Write out the full listing exactly as given, minus the images.

---------- DATASET SECTION ----------

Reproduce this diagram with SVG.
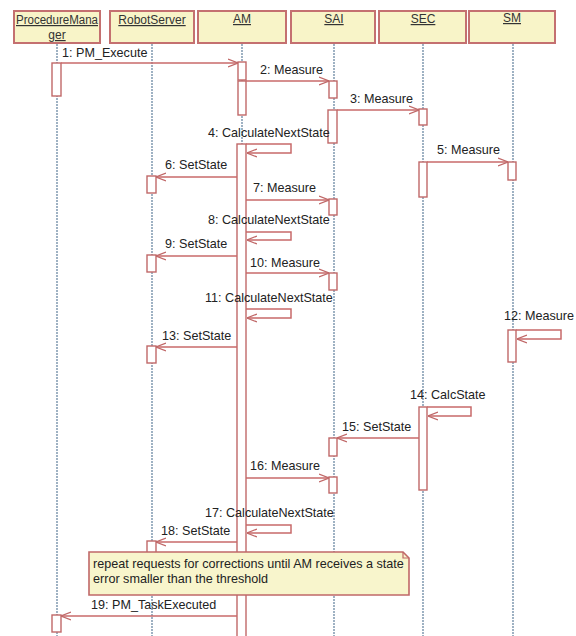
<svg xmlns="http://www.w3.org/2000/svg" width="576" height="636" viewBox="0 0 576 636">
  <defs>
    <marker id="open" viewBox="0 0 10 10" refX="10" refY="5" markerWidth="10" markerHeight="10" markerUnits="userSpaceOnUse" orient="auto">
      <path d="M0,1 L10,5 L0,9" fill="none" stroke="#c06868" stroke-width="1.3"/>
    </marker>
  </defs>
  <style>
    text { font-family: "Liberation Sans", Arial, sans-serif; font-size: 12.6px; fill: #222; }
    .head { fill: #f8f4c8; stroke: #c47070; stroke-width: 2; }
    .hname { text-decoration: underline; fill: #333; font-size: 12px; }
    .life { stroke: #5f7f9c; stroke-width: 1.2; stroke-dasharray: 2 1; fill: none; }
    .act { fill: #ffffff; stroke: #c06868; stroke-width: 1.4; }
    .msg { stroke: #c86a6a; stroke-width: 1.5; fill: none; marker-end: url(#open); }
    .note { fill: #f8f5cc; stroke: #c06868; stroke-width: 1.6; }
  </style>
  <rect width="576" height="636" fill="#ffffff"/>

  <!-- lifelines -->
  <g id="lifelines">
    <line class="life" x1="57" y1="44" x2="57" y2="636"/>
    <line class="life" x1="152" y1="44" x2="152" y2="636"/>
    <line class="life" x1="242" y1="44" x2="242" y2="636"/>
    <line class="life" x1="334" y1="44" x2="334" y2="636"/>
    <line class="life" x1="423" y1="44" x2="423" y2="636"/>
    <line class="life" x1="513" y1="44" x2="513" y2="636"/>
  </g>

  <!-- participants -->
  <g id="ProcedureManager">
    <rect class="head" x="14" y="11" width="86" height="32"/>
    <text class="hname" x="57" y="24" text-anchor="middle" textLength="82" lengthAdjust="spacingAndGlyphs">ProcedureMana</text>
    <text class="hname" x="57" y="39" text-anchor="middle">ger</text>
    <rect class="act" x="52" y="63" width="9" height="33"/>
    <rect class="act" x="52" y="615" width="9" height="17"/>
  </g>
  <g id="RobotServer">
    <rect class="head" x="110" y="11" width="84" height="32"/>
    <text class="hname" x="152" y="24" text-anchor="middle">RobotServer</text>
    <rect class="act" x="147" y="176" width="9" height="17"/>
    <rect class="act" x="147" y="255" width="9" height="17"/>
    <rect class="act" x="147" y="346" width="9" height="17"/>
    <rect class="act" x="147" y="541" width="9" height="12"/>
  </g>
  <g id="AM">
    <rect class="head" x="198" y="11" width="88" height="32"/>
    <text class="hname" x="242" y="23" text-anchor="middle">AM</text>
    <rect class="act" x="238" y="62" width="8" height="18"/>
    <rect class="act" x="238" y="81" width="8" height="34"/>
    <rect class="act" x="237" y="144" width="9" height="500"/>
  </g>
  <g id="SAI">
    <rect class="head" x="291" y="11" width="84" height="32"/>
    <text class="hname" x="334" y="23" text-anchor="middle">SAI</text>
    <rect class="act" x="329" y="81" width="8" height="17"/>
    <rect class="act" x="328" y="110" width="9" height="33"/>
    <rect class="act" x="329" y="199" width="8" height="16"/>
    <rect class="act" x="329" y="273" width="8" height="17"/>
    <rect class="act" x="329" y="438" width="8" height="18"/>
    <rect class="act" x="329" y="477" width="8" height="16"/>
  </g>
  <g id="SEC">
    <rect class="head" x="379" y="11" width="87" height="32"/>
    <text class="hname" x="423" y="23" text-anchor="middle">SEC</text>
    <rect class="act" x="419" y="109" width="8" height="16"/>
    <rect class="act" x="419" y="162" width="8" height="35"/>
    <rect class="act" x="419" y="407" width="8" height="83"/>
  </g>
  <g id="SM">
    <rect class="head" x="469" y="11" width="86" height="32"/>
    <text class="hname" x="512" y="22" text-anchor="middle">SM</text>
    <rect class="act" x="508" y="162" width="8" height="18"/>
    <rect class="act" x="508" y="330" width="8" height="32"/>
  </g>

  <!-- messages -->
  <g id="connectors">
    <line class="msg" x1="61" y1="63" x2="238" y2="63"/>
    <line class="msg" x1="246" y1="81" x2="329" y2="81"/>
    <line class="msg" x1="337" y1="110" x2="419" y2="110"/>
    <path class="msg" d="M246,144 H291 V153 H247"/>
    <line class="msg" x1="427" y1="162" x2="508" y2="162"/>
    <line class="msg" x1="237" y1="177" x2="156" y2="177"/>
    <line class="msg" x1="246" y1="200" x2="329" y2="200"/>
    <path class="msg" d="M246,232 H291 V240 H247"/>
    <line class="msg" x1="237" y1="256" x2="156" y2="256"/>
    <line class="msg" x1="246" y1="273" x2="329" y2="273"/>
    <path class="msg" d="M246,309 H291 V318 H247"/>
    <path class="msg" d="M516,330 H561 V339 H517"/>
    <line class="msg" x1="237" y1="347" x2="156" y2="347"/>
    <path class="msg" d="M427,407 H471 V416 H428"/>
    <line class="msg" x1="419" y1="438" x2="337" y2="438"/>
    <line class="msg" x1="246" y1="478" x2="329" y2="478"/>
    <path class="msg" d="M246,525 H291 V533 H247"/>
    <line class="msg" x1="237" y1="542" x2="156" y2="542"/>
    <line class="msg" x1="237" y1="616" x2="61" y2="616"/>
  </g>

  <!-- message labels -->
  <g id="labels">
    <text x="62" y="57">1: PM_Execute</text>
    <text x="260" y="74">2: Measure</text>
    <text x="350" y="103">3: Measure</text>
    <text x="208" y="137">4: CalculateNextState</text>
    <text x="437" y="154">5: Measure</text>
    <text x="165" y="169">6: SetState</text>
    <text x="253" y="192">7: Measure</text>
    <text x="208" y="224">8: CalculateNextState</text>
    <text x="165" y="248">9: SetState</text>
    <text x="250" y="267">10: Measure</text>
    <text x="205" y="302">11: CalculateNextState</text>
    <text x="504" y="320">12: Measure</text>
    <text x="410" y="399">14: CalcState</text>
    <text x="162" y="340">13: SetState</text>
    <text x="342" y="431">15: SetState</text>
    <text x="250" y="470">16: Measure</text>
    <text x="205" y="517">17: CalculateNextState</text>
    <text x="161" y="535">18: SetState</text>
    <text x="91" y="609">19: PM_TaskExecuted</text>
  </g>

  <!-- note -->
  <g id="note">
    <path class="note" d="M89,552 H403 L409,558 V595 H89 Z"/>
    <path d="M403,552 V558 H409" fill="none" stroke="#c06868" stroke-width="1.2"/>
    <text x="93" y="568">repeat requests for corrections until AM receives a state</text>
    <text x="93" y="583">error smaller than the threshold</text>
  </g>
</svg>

----------

SOLUTION
Reproduce this diagram with SVG.
<svg xmlns="http://www.w3.org/2000/svg" width="576" height="636" viewBox="0 0 576 636">
  <defs>
    <marker id="open" viewBox="0 0 10 10" refX="10" refY="5" markerWidth="10" markerHeight="10" markerUnits="userSpaceOnUse" orient="auto">
      <path d="M0,1 L10,5 L0,9" fill="none" stroke="#c06868" stroke-width="1.3"/>
    </marker>
  </defs>
  <style>
    text { font-family: "Liberation Sans", Arial, sans-serif; font-size: 12.6px; fill: #222; }
    .head { fill: #f8f4c8; stroke: #c47070; stroke-width: 2; }
    .hname { text-decoration: underline; fill: #333; font-size: 12px; }
    .life { stroke: #5f7f9c; stroke-width: 1.2; stroke-dasharray: 2 1; fill: none; }
    .act { fill: #ffffff; stroke: #c06868; stroke-width: 1.4; }
    .msg { stroke: #c86a6a; stroke-width: 1.5; fill: none; marker-end: url(#open); }
    .note { fill: #f8f5cc; stroke: #c06868; stroke-width: 1.6; }
  </style>
  <rect width="576" height="636" fill="#ffffff"/>

  <!-- lifelines -->
  <g id="lifelines">
    <line class="life" x1="57" y1="44" x2="57" y2="636"/>
    <line class="life" x1="152" y1="44" x2="152" y2="636"/>
    <line class="life" x1="242" y1="44" x2="242" y2="636"/>
    <line class="life" x1="334" y1="44" x2="334" y2="636"/>
    <line class="life" x1="423" y1="44" x2="423" y2="636"/>
    <line class="life" x1="513" y1="44" x2="513" y2="636"/>
  </g>

  <!-- participants -->
  <g id="ProcedureManager">
    <rect class="head" x="14" y="11" width="86" height="32"/>
    <text class="hname" x="57" y="24" text-anchor="middle" textLength="82" lengthAdjust="spacingAndGlyphs">ProcedureMana</text>
    <text class="hname" x="57" y="39" text-anchor="middle">ger</text>
    <rect class="act" x="52" y="63" width="9" height="33"/>
    <rect class="act" x="52" y="615" width="9" height="17"/>
  </g>
  <g id="RobotServer">
    <rect class="head" x="110" y="11" width="84" height="32"/>
    <text class="hname" x="152" y="24" text-anchor="middle">RobotServer</text>
    <rect class="act" x="147" y="176" width="9" height="17"/>
    <rect class="act" x="147" y="255" width="9" height="17"/>
    <rect class="act" x="147" y="346" width="9" height="17"/>
    <rect class="act" x="147" y="541" width="9" height="12"/>
  </g>
  <g id="AM">
    <rect class="head" x="198" y="11" width="88" height="32"/>
    <text class="hname" x="242" y="23" text-anchor="middle">AM</text>
    <rect class="act" x="238" y="62" width="8" height="18"/>
    <rect class="act" x="238" y="81" width="8" height="34"/>
    <rect class="act" x="237" y="144" width="9" height="500"/>
  </g>
  <g id="SAI">
    <rect class="head" x="291" y="11" width="84" height="32"/>
    <text class="hname" x="334" y="23" text-anchor="middle">SAI</text>
    <rect class="act" x="329" y="81" width="8" height="17"/>
    <rect class="act" x="328" y="110" width="9" height="33"/>
    <rect class="act" x="329" y="199" width="8" height="16"/>
    <rect class="act" x="329" y="273" width="8" height="17"/>
    <rect class="act" x="329" y="438" width="8" height="18"/>
    <rect class="act" x="329" y="477" width="8" height="16"/>
  </g>
  <g id="SEC">
    <rect class="head" x="379" y="11" width="87" height="32"/>
    <text class="hname" x="423" y="23" text-anchor="middle">SEC</text>
    <rect class="act" x="419" y="109" width="8" height="16"/>
    <rect class="act" x="419" y="162" width="8" height="35"/>
    <rect class="act" x="419" y="407" width="8" height="83"/>
  </g>
  <g id="SM">
    <rect class="head" x="469" y="11" width="86" height="32"/>
    <text class="hname" x="512" y="22" text-anchor="middle">SM</text>
    <rect class="act" x="508" y="162" width="8" height="18"/>
    <rect class="act" x="508" y="330" width="8" height="32"/>
  </g>

  <!-- messages -->
  <g id="connectors">
    <line class="msg" x1="61" y1="63" x2="238" y2="63"/>
    <line class="msg" x1="246" y1="81" x2="329" y2="81"/>
    <line class="msg" x1="337" y1="110" x2="419" y2="110"/>
    <path class="msg" d="M246,144 H291 V153 H247"/>
    <line class="msg" x1="427" y1="162" x2="508" y2="162"/>
    <line class="msg" x1="237" y1="177" x2="156" y2="177"/>
    <line class="msg" x1="246" y1="200" x2="329" y2="200"/>
    <path class="msg" d="M246,232 H291 V240 H247"/>
    <line class="msg" x1="237" y1="256" x2="156" y2="256"/>
    <line class="msg" x1="246" y1="273" x2="329" y2="273"/>
    <path class="msg" d="M246,309 H291 V318 H247"/>
    <path class="msg" d="M516,330 H561 V339 H517"/>
    <line class="msg" x1="237" y1="347" x2="156" y2="347"/>
    <path class="msg" d="M427,407 H471 V416 H428"/>
    <line class="msg" x1="419" y1="438" x2="337" y2="438"/>
    <line class="msg" x1="246" y1="478" x2="329" y2="478"/>
    <path class="msg" d="M246,525 H291 V533 H247"/>
    <line class="msg" x1="237" y1="542" x2="156" y2="542"/>
    <line class="msg" x1="237" y1="616" x2="61" y2="616"/>
  </g>

  <!-- message labels -->
  <g id="labels">
    <text x="62" y="57">1: PM_Execute</text>
    <text x="260" y="74">2: Measure</text>
    <text x="350" y="103">3: Measure</text>
    <text x="208" y="137">4: CalculateNextState</text>
    <text x="437" y="154">5: Measure</text>
    <text x="165" y="169">6: SetState</text>
    <text x="253" y="192">7: Measure</text>
    <text x="208" y="224">8: CalculateNextState</text>
    <text x="165" y="248">9: SetState</text>
    <text x="250" y="267">10: Measure</text>
    <text x="205" y="302">11: CalculateNextState</text>
    <text x="504" y="320">12: Measure</text>
    <text x="410" y="399">14: CalcState</text>
    <text x="162" y="340">13: SetState</text>
    <text x="342" y="431">15: SetState</text>
    <text x="250" y="470">16: Measure</text>
    <text x="205" y="517">17: CalculateNextState</text>
    <text x="161" y="535">18: SetState</text>
    <text x="91" y="609">19: PM_TaskExecuted</text>
  </g>

  <!-- note -->
  <g id="note">
    <path class="note" d="M89,552 H403 L409,558 V595 H89 Z"/>
    <path d="M403,552 V558 H409" fill="none" stroke="#c06868" stroke-width="1.2"/>
    <text x="93" y="568">repeat requests for corrections until AM receives a state</text>
    <text x="93" y="583">error smaller than the threshold</text>
  </g>
</svg>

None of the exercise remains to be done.